Duke University Changes Name of Residence Hall to No Longer Honor Former White Supremacist N.C. Governor
ByDuke University will change the name of a campus building originally named after a white supremacist former North Carolina governor.
According to Inside Higher Ed, the school was facing pressure to change the building's name, but Duke administrators said the decision still was not easy. Richard H. Brodhead, university president, indicated building names are meant to be permanent and changing them should not be considered last resort options.
Ayock Hall was named for former North Carolina governor Charles B. Ayock, who helped expand public education, but was also an outspoken white supremacist and advocated for segregation. The freshman residence hall will go back to its old name, "East Residence Hall."

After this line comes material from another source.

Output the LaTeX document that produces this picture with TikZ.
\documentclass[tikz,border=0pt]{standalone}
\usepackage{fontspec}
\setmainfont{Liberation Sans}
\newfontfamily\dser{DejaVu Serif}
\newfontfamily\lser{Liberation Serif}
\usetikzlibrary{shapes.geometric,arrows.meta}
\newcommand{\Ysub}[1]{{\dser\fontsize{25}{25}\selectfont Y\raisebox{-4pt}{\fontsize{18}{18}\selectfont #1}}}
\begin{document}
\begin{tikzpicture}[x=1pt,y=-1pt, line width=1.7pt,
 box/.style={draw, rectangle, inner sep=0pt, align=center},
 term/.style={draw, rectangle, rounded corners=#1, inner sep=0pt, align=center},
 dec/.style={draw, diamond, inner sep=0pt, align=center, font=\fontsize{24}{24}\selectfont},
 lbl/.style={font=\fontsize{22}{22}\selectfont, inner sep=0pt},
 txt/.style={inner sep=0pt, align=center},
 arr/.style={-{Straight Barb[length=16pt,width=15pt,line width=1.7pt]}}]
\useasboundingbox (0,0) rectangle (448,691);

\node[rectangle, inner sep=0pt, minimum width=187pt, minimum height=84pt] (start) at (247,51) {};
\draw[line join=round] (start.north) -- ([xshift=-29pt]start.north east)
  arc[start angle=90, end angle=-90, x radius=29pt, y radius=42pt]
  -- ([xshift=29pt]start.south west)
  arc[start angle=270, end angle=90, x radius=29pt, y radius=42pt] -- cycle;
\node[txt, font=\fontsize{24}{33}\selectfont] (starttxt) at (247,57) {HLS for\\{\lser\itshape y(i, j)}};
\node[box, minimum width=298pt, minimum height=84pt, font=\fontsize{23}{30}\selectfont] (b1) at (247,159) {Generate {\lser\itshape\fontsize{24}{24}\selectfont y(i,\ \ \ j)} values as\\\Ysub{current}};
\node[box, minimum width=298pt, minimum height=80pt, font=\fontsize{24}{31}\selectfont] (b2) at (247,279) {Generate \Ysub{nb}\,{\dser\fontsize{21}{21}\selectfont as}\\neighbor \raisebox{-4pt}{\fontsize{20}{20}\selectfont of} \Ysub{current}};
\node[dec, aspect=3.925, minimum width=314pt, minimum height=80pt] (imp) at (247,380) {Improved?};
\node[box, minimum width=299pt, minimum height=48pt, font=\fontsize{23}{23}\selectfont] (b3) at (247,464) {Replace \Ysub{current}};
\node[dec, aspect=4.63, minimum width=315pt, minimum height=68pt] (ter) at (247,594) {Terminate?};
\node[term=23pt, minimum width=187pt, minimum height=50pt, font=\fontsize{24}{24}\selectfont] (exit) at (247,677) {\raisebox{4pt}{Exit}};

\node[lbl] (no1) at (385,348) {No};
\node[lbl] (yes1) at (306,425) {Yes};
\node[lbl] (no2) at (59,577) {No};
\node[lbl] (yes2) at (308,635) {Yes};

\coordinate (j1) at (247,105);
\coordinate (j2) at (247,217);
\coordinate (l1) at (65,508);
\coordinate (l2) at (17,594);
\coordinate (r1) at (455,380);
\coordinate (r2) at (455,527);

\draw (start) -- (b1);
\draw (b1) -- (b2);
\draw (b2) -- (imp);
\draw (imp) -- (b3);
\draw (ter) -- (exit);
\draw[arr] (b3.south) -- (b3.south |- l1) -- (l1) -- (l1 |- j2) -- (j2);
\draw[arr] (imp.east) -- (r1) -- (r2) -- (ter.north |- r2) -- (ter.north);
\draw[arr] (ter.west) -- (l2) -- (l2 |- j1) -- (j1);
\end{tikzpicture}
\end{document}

"When a building is named at Duke, there must be the strongest possible presumption that the name will be permanent. However, the history of Aycock Hall is unusual and singular," Brodhead wrote in an open letter to Duke student leaders. "Governor Aycock was not a graduate of Trinity College, nor was he personally involved in the college's affairs. Neither he nor anyone else provided funds for the cost of the building on the understanding that the name would be adopted.
"Further, while Governor Aycock made notable contributions to public education in North Carolina, his legacy is inextricably associated with the disenfranchisement of black voters, or what W. E. B. DuBois termed 'a civic death.'"
The Duke Chronicle reported in Jan. that the school's student government had passed a resolution to change the name of the building. Though none of them were taken, the student government recommended the building be named after Julian Abele, one of the most prominent black architects in the early 1900s.
Though Abele designed most of Duke's West Campus, he did not design the East Residence Hall, so Brodhead said it did not quite fit to name it after the architect.
"There might be the right circumstances to put his name on something at a future time," Brodhead told the Chronicle after issuing his letter.